Source code of charts =
····················
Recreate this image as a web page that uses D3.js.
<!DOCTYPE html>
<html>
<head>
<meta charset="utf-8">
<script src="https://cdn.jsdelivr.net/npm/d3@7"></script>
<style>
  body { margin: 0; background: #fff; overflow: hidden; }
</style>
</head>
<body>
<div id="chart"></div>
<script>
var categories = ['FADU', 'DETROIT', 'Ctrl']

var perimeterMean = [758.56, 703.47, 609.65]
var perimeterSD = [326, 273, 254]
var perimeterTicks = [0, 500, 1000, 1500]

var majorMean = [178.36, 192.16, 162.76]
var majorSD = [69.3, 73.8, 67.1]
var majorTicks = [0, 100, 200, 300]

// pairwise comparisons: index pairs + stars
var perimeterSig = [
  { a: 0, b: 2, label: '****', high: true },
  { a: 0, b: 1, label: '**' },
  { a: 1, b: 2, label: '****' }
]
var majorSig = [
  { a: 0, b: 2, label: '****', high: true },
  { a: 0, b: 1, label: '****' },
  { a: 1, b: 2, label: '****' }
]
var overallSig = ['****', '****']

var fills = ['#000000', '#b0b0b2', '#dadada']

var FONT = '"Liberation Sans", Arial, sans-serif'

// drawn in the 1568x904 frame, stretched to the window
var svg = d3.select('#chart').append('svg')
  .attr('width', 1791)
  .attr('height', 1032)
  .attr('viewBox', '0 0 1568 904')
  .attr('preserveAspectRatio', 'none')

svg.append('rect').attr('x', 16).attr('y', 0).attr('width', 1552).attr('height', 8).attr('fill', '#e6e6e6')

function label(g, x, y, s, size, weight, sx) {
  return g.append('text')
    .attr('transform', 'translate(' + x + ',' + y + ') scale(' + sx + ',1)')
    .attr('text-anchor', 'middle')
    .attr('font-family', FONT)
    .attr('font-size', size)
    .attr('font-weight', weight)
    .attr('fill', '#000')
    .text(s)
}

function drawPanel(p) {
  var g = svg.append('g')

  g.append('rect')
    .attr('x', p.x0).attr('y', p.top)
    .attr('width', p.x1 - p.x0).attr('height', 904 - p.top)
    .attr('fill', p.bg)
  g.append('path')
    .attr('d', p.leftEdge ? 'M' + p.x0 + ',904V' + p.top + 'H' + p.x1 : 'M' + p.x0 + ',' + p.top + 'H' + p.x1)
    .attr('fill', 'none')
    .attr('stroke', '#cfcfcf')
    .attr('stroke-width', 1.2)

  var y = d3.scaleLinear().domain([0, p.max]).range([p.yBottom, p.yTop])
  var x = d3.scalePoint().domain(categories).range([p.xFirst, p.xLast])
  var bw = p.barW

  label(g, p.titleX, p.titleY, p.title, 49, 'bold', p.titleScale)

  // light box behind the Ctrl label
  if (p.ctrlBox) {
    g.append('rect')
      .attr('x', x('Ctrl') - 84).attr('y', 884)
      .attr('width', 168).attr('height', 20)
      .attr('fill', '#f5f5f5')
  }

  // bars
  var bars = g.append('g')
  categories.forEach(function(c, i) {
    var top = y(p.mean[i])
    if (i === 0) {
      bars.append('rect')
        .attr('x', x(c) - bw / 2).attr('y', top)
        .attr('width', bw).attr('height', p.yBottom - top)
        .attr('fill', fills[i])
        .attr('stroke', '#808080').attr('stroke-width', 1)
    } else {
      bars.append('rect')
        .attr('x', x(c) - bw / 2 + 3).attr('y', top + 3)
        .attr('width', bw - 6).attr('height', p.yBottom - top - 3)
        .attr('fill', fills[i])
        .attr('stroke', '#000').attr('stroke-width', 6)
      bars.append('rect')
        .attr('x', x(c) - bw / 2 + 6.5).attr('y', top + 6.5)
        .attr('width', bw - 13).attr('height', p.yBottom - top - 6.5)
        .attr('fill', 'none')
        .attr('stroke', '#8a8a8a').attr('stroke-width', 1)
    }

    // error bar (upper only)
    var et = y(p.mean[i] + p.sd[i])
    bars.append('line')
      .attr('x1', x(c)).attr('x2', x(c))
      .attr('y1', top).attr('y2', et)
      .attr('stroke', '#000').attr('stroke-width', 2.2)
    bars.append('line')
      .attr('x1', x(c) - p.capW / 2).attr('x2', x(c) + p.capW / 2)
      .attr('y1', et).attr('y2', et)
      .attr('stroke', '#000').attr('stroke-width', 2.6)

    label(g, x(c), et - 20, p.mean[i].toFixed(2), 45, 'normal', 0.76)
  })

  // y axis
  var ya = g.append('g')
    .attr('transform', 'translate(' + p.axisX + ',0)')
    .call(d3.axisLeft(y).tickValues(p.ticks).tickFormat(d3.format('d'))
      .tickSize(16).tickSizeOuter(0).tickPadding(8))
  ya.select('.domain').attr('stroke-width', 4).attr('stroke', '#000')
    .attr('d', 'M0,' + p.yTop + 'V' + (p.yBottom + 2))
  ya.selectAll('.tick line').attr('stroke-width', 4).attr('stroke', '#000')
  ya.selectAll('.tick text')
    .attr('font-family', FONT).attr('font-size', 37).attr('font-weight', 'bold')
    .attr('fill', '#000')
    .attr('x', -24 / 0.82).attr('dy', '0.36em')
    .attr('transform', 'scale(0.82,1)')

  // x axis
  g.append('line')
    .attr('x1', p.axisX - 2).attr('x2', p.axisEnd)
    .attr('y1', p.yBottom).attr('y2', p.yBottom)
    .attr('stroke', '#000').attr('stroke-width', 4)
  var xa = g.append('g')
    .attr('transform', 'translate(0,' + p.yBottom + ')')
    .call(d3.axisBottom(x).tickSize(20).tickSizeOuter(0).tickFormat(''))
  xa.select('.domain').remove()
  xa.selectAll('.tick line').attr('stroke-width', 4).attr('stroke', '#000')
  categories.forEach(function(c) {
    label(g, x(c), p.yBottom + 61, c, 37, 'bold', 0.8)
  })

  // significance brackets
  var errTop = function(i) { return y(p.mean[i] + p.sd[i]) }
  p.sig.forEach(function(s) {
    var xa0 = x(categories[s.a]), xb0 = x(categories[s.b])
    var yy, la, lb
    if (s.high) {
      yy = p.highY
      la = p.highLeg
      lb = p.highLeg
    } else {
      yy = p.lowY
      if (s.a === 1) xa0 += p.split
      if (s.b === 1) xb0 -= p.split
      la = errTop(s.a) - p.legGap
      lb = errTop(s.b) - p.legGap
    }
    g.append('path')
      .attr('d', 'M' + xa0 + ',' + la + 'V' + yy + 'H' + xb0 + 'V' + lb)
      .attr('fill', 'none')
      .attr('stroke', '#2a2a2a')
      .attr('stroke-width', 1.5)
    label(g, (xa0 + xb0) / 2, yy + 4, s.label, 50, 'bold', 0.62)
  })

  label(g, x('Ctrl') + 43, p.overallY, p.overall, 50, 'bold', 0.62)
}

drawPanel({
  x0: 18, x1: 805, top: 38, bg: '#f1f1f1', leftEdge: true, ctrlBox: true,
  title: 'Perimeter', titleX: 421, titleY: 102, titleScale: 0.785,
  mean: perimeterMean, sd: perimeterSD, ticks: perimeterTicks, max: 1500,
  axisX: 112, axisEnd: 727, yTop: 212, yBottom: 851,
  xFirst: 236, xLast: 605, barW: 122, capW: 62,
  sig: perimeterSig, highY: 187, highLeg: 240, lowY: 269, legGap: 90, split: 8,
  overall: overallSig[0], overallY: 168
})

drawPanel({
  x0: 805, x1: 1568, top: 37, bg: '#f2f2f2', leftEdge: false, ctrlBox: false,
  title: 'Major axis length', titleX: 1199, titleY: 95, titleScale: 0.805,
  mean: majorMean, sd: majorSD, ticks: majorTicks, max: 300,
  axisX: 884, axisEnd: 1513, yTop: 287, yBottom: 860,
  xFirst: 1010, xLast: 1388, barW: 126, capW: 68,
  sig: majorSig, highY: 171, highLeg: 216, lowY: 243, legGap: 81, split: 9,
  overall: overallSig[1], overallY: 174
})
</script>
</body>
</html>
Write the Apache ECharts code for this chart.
····················
The problem =
Up to and including the line that holds "var overallSig = ['****', '****']", reproduce the records above exactly from their first line, and give nothing else.

Result for this exercise =
Recreate this image as a web page that uses D3.js.
<!DOCTYPE html>
<html>
<head>
<meta charset="utf-8">
<script src="https://cdn.jsdelivr.net/npm/d3@7"></script>
<style>
  body { margin: 0; background: #fff; overflow: hidden; }
</style>
</head>
<body>
<div id="chart"></div>
<script>
var categories = ['FADU', 'DETROIT', 'Ctrl']

var perimeterMean = [758.56, 703.47, 609.65]
var perimeterSD = [326, 273, 254]
var perimeterTicks = [0, 500, 1000, 1500]

var majorMean = [178.36, 192.16, 162.76]
var majorSD = [69.3, 73.8, 67.1]
var majorTicks = [0, 100, 200, 300]

// pairwise comparisons: index pairs + stars
var perimeterSig = [
  { a: 0, b: 2, label: '****', high: true },
  { a: 0, b: 1, label: '**' },
  { a: 1, b: 2, label: '****' }
]
var majorSig = [
  { a: 0, b: 2, label: '****', high: true },
  { a: 0, b: 1, label: '****' },
  { a: 1, b: 2, label: '****' }
]
var overallSig = ['****', '****']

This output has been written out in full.